→ **Given task**:
Exactly retype the lines from the top of the data through the line containing "import seaborn as sns", leaving out every picture.

→ **The records**:
****************************************

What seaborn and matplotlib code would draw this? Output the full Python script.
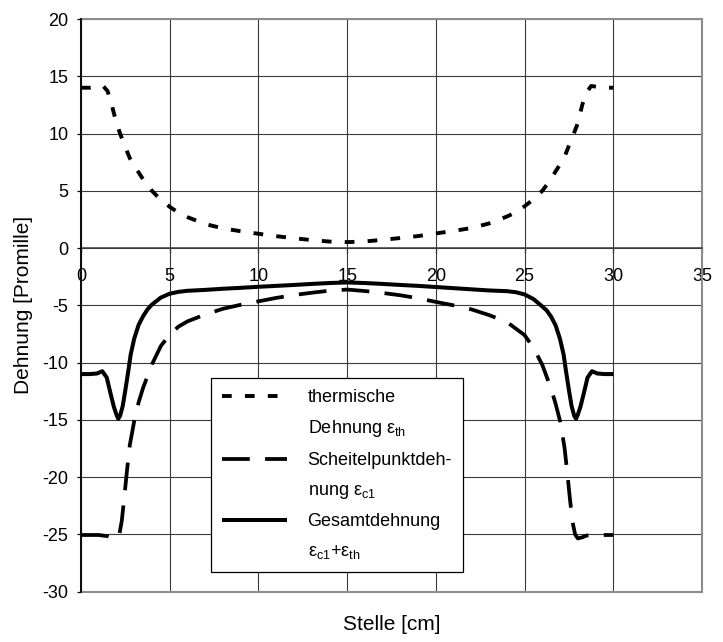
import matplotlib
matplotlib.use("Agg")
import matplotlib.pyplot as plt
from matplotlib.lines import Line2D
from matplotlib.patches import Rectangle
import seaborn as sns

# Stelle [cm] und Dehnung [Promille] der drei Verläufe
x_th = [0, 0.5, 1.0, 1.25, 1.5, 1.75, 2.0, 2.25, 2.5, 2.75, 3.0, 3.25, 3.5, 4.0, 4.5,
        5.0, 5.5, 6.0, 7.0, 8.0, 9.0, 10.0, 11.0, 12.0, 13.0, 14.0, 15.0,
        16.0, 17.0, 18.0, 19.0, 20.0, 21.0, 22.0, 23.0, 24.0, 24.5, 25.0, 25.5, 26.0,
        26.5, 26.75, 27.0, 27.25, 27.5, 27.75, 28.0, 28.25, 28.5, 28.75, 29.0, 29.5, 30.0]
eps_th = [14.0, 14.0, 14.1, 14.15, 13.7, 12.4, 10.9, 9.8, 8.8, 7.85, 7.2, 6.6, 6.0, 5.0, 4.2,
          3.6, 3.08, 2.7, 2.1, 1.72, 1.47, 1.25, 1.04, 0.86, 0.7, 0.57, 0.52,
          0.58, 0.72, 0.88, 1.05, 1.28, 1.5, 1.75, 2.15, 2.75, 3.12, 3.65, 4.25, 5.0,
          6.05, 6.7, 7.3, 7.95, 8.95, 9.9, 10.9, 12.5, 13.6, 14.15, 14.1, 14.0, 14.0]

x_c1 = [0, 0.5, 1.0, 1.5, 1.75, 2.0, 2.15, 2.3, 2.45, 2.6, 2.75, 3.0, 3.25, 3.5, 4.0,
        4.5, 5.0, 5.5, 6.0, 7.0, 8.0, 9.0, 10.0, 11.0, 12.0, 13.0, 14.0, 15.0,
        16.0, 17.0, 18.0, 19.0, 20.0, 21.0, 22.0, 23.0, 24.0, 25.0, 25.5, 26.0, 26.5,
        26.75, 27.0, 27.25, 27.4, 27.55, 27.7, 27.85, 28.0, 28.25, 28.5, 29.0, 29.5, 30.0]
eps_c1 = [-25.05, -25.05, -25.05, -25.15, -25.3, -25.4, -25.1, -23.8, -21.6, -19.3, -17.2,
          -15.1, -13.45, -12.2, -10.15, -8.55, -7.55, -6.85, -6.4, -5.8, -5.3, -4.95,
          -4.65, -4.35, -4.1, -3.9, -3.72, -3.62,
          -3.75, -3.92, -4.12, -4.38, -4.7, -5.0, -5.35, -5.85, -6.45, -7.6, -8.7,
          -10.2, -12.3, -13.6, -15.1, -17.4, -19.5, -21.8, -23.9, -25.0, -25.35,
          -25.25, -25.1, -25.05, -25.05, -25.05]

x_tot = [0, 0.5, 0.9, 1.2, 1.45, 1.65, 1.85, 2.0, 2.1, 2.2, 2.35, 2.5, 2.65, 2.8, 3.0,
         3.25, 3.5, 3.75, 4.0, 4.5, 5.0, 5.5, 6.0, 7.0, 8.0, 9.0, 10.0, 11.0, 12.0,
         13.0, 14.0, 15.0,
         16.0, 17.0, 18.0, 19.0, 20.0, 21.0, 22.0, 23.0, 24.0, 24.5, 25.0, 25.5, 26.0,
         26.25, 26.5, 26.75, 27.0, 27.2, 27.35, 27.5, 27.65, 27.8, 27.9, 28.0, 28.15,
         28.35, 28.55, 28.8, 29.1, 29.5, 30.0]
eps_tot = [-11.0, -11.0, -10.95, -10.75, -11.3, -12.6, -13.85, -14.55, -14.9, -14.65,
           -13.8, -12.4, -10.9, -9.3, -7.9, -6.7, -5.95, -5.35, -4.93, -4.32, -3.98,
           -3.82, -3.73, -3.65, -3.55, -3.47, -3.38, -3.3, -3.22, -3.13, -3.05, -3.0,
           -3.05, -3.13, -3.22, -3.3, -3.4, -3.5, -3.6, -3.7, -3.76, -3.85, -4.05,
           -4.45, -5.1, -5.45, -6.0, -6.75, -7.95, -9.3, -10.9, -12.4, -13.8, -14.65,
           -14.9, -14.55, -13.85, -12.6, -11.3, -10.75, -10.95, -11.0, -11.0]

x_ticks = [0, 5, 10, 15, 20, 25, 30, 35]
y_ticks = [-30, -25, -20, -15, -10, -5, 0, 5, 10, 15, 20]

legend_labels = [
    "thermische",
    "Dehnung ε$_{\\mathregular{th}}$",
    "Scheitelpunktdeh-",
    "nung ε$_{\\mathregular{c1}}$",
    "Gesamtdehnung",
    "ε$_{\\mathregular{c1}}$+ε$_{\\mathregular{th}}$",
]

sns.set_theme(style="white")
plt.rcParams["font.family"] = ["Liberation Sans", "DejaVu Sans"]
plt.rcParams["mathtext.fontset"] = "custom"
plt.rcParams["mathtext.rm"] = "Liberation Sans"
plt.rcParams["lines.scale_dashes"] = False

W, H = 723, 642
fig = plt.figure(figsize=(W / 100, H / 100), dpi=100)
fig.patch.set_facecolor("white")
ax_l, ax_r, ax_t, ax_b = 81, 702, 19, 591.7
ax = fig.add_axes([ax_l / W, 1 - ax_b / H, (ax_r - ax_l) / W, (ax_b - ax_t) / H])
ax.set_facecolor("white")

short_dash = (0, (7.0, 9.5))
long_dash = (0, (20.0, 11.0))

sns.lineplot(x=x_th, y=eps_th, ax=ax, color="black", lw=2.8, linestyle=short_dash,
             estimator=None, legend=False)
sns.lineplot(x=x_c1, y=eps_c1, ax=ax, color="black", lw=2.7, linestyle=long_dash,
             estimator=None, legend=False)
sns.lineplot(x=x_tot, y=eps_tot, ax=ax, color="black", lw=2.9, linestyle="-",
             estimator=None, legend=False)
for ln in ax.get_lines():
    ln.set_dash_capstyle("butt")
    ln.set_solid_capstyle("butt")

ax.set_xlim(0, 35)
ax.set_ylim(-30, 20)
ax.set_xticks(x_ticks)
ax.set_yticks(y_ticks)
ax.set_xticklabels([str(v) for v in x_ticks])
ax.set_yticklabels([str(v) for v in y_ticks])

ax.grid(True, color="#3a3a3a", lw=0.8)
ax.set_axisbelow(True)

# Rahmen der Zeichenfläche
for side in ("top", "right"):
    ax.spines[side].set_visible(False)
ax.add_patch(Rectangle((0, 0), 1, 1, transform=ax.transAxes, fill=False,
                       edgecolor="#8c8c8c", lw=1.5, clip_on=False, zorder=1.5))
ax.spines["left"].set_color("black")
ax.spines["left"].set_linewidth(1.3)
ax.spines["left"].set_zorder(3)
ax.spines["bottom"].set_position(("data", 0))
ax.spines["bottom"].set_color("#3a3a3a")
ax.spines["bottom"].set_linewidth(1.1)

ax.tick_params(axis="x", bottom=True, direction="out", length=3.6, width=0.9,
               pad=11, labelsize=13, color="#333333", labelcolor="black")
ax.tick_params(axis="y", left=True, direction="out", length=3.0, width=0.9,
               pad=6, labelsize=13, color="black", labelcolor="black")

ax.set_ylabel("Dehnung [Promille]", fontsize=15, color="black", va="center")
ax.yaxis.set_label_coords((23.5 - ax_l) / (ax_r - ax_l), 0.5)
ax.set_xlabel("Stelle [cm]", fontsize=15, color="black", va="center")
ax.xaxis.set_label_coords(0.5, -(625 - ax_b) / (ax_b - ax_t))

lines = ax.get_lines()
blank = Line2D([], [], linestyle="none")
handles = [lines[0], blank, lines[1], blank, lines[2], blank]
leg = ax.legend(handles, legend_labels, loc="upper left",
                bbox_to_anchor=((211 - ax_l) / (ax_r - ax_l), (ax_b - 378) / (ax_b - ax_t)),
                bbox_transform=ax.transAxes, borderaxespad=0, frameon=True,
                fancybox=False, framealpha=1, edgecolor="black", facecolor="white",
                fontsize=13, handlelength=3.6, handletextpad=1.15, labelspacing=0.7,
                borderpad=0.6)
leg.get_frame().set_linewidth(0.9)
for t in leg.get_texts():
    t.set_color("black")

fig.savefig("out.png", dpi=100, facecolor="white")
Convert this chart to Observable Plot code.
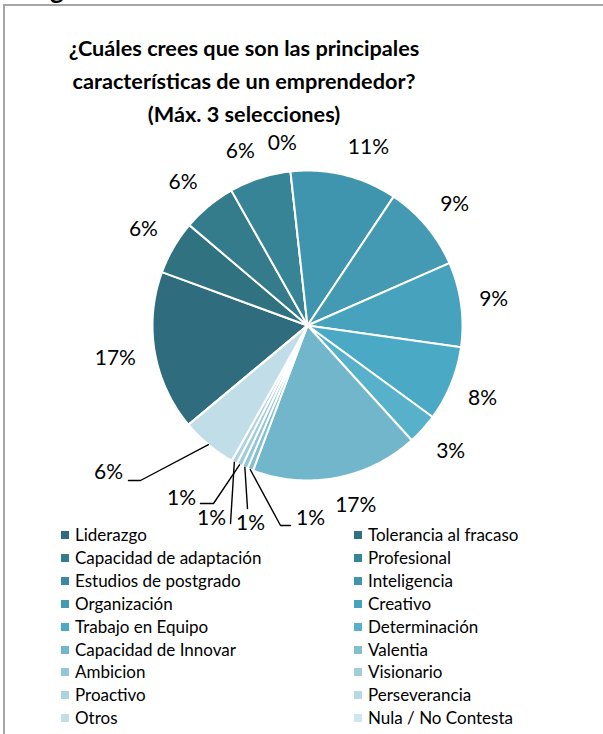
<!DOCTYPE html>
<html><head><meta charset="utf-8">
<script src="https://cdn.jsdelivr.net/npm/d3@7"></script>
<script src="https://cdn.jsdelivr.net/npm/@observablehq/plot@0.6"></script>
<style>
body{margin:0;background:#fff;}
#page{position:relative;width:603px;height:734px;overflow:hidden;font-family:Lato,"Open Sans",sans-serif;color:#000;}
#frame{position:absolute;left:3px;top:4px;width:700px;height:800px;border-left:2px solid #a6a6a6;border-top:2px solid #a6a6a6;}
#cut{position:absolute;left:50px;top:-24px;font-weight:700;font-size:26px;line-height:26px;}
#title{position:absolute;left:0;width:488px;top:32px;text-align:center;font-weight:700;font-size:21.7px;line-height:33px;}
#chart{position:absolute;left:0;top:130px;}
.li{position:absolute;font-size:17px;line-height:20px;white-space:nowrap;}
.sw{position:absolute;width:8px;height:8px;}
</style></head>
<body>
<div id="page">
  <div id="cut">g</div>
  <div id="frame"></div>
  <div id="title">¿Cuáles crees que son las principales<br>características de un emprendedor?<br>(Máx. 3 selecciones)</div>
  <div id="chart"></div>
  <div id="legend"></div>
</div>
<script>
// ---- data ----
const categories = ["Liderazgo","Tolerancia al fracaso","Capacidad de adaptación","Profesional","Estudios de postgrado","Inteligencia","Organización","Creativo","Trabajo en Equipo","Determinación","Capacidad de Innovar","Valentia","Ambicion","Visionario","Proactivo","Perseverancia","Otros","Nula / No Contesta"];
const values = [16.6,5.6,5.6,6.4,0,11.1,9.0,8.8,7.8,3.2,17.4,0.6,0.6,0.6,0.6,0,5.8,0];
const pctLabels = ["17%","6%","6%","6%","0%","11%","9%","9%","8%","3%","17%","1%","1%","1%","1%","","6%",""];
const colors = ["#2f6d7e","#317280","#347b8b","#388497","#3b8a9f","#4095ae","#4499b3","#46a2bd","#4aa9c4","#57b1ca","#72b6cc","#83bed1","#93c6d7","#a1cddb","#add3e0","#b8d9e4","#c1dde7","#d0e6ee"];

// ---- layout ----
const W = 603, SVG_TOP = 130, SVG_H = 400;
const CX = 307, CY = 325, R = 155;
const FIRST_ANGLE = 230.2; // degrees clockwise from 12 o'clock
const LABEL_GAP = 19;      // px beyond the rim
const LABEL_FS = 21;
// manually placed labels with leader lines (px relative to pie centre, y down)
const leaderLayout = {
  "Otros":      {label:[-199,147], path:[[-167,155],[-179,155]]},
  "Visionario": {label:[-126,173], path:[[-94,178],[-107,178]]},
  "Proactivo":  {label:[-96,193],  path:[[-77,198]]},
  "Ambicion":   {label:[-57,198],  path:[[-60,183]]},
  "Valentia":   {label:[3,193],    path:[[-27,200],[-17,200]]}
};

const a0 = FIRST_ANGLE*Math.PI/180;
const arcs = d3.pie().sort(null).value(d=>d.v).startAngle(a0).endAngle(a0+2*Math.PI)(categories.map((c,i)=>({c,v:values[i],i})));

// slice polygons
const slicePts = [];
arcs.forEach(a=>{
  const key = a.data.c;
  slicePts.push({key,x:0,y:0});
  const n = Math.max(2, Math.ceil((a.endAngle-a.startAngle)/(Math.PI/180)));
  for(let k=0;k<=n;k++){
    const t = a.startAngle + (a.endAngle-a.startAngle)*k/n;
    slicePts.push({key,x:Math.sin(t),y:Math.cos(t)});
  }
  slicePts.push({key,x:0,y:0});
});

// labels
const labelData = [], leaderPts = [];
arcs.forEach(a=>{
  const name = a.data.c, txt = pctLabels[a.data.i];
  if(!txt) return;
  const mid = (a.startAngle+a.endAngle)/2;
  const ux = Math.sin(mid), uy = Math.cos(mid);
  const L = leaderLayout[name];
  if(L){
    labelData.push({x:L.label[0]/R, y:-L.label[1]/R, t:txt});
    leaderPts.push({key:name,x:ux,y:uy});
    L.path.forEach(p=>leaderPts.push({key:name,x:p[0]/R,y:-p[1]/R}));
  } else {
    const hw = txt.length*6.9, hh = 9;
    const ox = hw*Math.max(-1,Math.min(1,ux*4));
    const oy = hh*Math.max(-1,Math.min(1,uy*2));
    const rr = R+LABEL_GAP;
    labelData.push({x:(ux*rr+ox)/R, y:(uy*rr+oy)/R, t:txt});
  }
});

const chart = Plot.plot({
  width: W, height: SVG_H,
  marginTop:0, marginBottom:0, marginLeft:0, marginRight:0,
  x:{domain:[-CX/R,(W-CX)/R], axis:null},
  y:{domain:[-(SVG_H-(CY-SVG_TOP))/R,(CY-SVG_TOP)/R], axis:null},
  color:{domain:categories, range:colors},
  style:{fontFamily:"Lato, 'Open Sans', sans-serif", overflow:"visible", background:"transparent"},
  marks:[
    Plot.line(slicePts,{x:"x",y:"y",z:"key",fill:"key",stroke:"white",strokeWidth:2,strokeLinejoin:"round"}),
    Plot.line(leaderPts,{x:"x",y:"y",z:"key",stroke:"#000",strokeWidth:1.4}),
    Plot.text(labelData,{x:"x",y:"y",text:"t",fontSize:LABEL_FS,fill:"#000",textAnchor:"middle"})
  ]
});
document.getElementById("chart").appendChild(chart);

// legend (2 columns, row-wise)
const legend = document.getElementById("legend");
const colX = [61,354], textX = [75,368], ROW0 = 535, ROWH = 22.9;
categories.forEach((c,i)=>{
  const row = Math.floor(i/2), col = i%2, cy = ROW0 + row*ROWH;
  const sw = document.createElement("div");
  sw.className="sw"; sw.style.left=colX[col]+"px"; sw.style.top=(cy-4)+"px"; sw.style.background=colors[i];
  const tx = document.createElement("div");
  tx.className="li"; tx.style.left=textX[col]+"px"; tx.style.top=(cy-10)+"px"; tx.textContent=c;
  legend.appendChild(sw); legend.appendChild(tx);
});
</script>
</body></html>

****************************************

→ **Answer to the exercise**:
What seaborn and matplotlib code would draw this? Output the full Python script.
import matplotlib
matplotlib.use("Agg")
import matplotlib.pyplot as plt
from matplotlib.lines import Line2D
from matplotlib.patches import Rectangle
import seaborn as sns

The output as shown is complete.